--- Exercise task ---
Skip the pictures. Set down, word for word, the lines from the start of the material up to and including the line with "const seriesColors: Record<string, string>".

--- Material provided ---

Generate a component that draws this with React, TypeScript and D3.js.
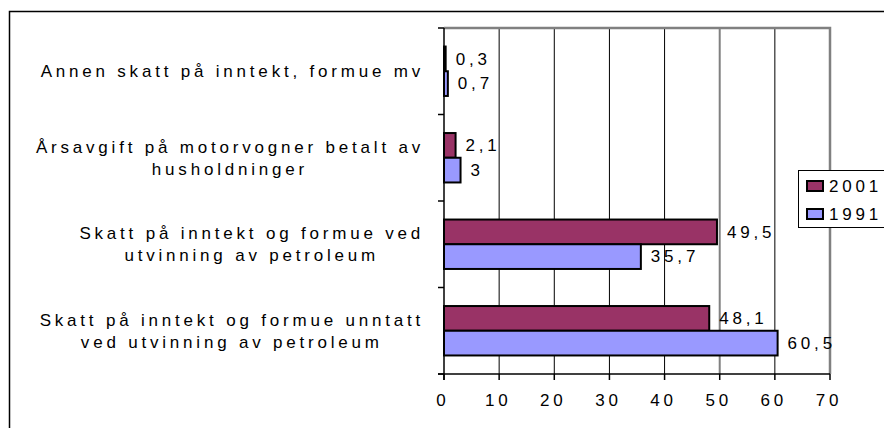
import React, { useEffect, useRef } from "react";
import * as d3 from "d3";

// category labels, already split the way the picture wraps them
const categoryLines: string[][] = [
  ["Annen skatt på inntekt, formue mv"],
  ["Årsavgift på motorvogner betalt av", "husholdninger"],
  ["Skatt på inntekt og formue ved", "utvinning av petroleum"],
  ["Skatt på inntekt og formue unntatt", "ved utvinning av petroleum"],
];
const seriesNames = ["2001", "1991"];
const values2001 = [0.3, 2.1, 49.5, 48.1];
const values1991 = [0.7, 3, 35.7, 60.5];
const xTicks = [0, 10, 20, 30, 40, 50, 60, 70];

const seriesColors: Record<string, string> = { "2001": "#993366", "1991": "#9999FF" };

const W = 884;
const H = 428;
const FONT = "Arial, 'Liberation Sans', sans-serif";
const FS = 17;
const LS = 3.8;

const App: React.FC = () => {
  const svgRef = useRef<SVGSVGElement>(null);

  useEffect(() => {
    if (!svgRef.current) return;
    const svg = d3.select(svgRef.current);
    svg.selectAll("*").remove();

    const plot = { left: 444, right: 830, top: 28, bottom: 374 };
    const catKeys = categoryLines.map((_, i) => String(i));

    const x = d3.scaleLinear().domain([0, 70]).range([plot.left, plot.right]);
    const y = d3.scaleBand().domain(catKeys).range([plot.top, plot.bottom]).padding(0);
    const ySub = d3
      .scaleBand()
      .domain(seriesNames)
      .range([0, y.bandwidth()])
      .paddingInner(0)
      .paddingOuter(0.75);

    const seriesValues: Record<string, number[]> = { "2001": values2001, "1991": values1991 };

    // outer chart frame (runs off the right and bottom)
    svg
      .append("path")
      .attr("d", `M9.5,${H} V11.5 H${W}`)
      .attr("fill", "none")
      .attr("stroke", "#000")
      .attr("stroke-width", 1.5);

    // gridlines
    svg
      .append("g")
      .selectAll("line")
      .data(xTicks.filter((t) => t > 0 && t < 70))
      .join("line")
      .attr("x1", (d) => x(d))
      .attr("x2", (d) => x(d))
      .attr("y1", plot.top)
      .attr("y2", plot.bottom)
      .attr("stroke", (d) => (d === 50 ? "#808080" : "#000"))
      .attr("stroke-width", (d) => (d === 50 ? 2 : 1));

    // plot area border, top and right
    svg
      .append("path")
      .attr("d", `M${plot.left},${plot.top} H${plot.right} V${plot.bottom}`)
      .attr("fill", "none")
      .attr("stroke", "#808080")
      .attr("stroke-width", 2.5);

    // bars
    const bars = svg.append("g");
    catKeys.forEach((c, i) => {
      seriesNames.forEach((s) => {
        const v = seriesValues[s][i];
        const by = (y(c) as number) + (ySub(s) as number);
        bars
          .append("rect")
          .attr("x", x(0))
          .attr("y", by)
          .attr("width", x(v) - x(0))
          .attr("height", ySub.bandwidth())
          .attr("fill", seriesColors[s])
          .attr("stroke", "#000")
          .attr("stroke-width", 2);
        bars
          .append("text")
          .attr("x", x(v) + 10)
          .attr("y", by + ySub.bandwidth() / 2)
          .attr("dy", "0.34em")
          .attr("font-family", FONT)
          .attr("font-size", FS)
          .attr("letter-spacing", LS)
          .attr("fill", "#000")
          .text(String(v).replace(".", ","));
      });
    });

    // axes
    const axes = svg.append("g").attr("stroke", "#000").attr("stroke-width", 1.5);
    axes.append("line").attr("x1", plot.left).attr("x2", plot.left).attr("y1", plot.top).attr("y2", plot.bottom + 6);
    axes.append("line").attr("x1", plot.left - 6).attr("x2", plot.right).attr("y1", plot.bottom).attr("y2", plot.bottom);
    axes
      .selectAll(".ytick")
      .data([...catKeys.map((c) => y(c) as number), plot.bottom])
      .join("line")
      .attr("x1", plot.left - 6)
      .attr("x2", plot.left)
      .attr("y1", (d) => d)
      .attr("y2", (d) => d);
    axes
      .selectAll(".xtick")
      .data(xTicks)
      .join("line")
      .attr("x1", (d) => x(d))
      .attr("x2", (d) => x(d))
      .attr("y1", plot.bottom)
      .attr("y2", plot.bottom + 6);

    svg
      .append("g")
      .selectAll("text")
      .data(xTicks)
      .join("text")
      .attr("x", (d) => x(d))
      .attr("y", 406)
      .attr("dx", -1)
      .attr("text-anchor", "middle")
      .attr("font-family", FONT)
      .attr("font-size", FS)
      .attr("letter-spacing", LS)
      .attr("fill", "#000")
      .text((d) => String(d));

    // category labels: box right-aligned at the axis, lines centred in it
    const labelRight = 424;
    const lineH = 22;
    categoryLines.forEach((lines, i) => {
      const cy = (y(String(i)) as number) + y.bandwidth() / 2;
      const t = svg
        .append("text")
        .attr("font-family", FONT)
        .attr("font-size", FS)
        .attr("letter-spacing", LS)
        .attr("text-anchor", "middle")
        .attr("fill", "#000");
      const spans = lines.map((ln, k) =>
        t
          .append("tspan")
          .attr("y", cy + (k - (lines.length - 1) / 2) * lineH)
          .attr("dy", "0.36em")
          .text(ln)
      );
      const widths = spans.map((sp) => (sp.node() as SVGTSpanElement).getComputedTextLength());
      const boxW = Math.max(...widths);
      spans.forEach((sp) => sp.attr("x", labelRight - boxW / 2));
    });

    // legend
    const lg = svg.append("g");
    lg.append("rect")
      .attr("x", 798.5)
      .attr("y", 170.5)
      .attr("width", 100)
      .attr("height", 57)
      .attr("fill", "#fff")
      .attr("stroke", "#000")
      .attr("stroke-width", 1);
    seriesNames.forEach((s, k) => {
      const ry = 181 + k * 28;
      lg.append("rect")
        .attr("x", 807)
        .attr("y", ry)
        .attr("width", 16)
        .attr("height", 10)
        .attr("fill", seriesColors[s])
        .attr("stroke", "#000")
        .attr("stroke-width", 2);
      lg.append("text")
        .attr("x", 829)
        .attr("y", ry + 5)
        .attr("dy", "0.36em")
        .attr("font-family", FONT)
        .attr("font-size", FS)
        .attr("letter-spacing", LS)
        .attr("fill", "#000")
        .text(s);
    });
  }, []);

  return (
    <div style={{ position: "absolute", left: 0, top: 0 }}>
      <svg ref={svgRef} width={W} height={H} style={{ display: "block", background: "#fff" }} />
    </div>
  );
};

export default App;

--- Completed task ---
Generate a component that draws this with React, TypeScript and D3.js.
import React, { useEffect, useRef } from "react";
import * as d3 from "d3";

// category labels, already split the way the picture wraps them
const categoryLines: string[][] = [
  ["Annen skatt på inntekt, formue mv"],
  ["Årsavgift på motorvogner betalt av", "husholdninger"],
  ["Skatt på inntekt og formue ved", "utvinning av petroleum"],
  ["Skatt på inntekt og formue unntatt", "ved utvinning av petroleum"],
];
const seriesNames = ["2001", "1991"];
const values2001 = [0.3, 2.1, 49.5, 48.1];
const values1991 = [0.7, 3, 35.7, 60.5];
const xTicks = [0, 10, 20, 30, 40, 50, 60, 70];

const seriesColors: Record<string, string> = { "2001": "#993366", "1991": "#9999FF" };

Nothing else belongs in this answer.